The sole legatee could not retain the property against the executor, and until proper proceedings are taken in the Probate Court, the legatee could not maintain an action against the trustee. Pritchard v. Norwood, 155 Mass. 539. Cathaway v. Bowles, 136 Mass. 54. Flynn v. Flynn, 183 Mass. 365, and cases cited.

The trustee therefore did not have in its possession, when service of process was made, goods, effects or credits belonging to the defendant. The royalties from the copyrights held by it belonged to the executrix of the will of John Fiske and not to Mrs. Fiske individually.

The fact that Mrs. Fiske has neglected for eighteen years to file an account in the Probate Court, is not of itself sufficient to show that the title to the property has vested in herself as legatee, and mere delay did not give her ownership of the money.

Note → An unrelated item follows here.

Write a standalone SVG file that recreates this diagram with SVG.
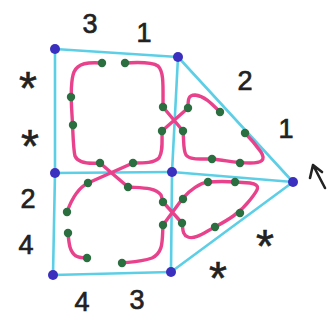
<svg xmlns="http://www.w3.org/2000/svg" width="332" height="322" viewBox="0 0 332 322">
<style>
.edge{stroke:#5ccfe6;stroke-width:2.6;fill:none;stroke-linecap:round}
.vtx{fill:#3b2fbf}
.strand{stroke:#e8428c;stroke-width:3.4;fill:none;stroke-linecap:round;stroke-linejoin:round}
.dot{fill:#2b6e3f}
.lbl{font-family:"Liberation Sans",Arial,sans-serif;font-size:27px;fill:#222;text-anchor:middle;stroke:#222;stroke-width:0.7}
.ast{font-family:"Liberation Sans",Arial,sans-serif;font-size:46px;fill:#222;text-anchor:middle;stroke:#222;stroke-width:0.6}
</style>
<rect width="332" height="322" fill="#ffffff"/>
<g id="connectors">
<line class="edge" x1="55" y1="49" x2="178" y2="57"/>
<line class="edge" x1="55" y1="49" x2="55" y2="173"/>
<line class="edge" x1="55" y1="173" x2="53" y2="275"/>
<line class="edge" x1="53" y1="275" x2="171" y2="272"/>
<line class="edge" x1="178" y1="57" x2="172" y2="172"/>
<line class="edge" x1="172" y1="172" x2="171" y2="272"/>
<line class="edge" x1="55" y1="173" x2="172" y2="172"/>
<line class="edge" x1="172" y1="172" x2="293" y2="182"/>
<line class="edge" x1="178" y1="57" x2="293" y2="182"/>
<line class="edge" x1="171" y1="272" x2="293" y2="182"/>
</g>
<g id="strands">
<path class="strand" d="M102,63 C88,62 78,63 74,72 C70,82 71,100 72,115 C73,130 73,148 75,156 C78,163 88,164 100,163 L128,187 C140,188 155,187 161,195 L163,202 L182,223 C183,228 182,235 188,237 C195,240 205,232 215,227 C228,220 240,213 250,200 C258,190 262,185 250,183 C240,182 220,181 208,182 C200,183 190,190 183,198 L163,225 C162,240 164,252 152,258 C140,262 130,262 122,263"/>
<path class="strand" d="M125,63 C140,62 152,62 158,66 C164,72 163,85 163,107 L183,131 C184,140 183,150 186,155 C190,160 200,159 212,159 C225,160 235,163 250,163 C262,163 266,160 261,152 C256,145 250,138 245,133"/>
<path class="strand" d="M220,112 C212,104 205,96 195,95 C188,95 188,100 188,108 L162,131 C162,142 163,152 159,158 C154,163 145,163 133,163 L88,183 C78,188 72,198 67,212"/>
<path class="strand" d="M68,233 C69,245 70,252 76,256 C80,258 83,258 87,258"/>
</g>
<g id="markers">
<circle class="dot" cx="102" cy="63" r="4.2"/><circle class="dot" cx="125" cy="63" r="4.2"/>
<circle class="dot" cx="71" cy="97" r="4.2"/><circle class="dot" cx="73" cy="125" r="4.2"/>
<circle class="dot" cx="100" cy="163" r="4.2"/><circle class="dot" cx="133" cy="163" r="4.2"/>
<circle class="dot" cx="88" cy="183" r="4.2"/><circle class="dot" cx="128" cy="187" r="4.2"/>
<circle class="dot" cx="163" cy="107" r="4.2"/><circle class="dot" cx="188" cy="108" r="4.2"/>
<circle class="dot" cx="162" cy="131" r="4.2"/><circle class="dot" cx="183" cy="131" r="4.2"/>
<circle class="dot" cx="220" cy="112" r="4.2"/><circle class="dot" cx="245" cy="133" r="4.2"/>
<circle class="dot" cx="212" cy="159" r="4.2"/><circle class="dot" cx="240" cy="163" r="4.2"/>
<circle class="dot" cx="208" cy="182" r="4.2"/><circle class="dot" cx="235" cy="182" r="4.2"/>
<circle class="dot" cx="240" cy="213" r="4.2"/><circle class="dot" cx="215" cy="227" r="4.2"/>
<circle class="dot" cx="163" cy="202" r="4.2"/><circle class="dot" cx="183" cy="199" r="4.2"/>
<circle class="dot" cx="163" cy="225" r="4.2"/><circle class="dot" cx="182" cy="223" r="4.2"/>
<circle class="dot" cx="67" cy="212" r="4.2"/><circle class="dot" cx="68" cy="233" r="4.2"/>
<circle class="dot" cx="87" cy="258" r="4.2"/><circle class="dot" cx="122" cy="263" r="4.2"/>
</g>
<g id="v1"><circle class="vtx" cx="55" cy="49" r="5"/></g>
<g id="v2"><circle class="vtx" cx="178" cy="57" r="5"/></g>
<g id="v3"><circle class="vtx" cx="55" cy="173" r="5"/></g>
<g id="v4"><circle class="vtx" cx="172" cy="172" r="5"/></g>
<g id="v5"><circle class="vtx" cx="293" cy="182" r="5"/></g>
<g id="v6"><circle class="vtx" cx="53" cy="275" r="5"/></g>
<g id="v7"><circle class="vtx" cx="171" cy="272" r="5"/></g>
<g id="labels">
<text class="lbl" x="90" y="33">3</text>
<text class="lbl" x="144" y="42">1</text>
<text class="ast" x="28" y="104">*</text>
<text class="ast" x="30" y="162">*</text>
<text class="lbl" x="28" y="208">2</text>
<text class="lbl" x="26" y="254">4</text>
<text class="lbl" x="82" y="311">4</text>
<text class="lbl" x="137" y="309">3</text>
<text class="lbl" x="245" y="90">2</text>
<text class="lbl" x="286" y="138">1</text>
<text class="ast" x="265" y="262">*</text>
<text class="ast" x="218" y="294">*</text>
</g>
<g id="arrow" stroke="#222" stroke-width="2.6" fill="none" stroke-linecap="round" stroke-linejoin="round">
<path d="M325,188 L313,165 M310,178 L313,165 L322,172"/>
</g>
</svg>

See in this connection Field v. Hitchcock, 14 Pick. 405.

If it were a question of taxation, Mrs. Fiske probably would continue to be liable to taxation in her capacity as executrix. St. 1909, c. 490, Part I, § 23, cls. 5, 7. Welch v. Boston, 211 Mass. 178. White v. Mott, 182 Mass. 195. There is nothing in Massachusetts Institute of Technology v. Attorney General, 235 Mass. 288, contrary to what is here decided. The plaintiff contends that the principle established in Blood v. Kane, 130 N. Y. 514, 518, Matter of Mullon, 145 N. Y. 98, Cooper v. Cooper, L. R. 7 H. L. 53, 65, to the effect that substantial proprietorship vests in the residuary legatee or next of kin subject only to the claims of creditors should be followed in the case at bar. But the statute, R. L. c. 189, regulating trustee process, gives the right to attach property in the hands of a third person only when the property belongs to the principal defendant. The remedy is limited by the statute, and *42under our practice of supervising the settlement of estates of deceased persons, where the Probate Court has entire jurisdiction, it cannot be held in this proceeding that the settled practice should be disturbed, and that the property in question passed from the executrix to the legatee, without any action by the Probate Court, and where there is no evidence tending to show that this property was treated as hers. The record does not show that Mrs. Fiske dealt with the property of the estate as her own. See Carleton v. Ashburnham, 102 Mass. 348; Williams v. Acton, 219 Mass. 520.

While there is some conflict in the earlier decisions as to the right of an adverse claimant to show that there is nothing due from the trustee of the principal defendant, it is now settled that a claimant in trustee process may be admitted as a party even if his title is not derived from the defendant by assignment and the claimant may show that there is nothing due from the alleged trustee to the principal defendant. Eastern Fur & Skin Co. v. Sternfeld, 233 Mass. 210. Wilde v. Mahaney, 183 Mass. 455. Sheehan v. Marston, 132 Mass. 161. Randall v. Way, 111 Mass. 506.

As there was nothing due the defendant from the trustee, it should have been discharged.

Judgment dismissing the report reversed and an order is to he entered discharging the trustee.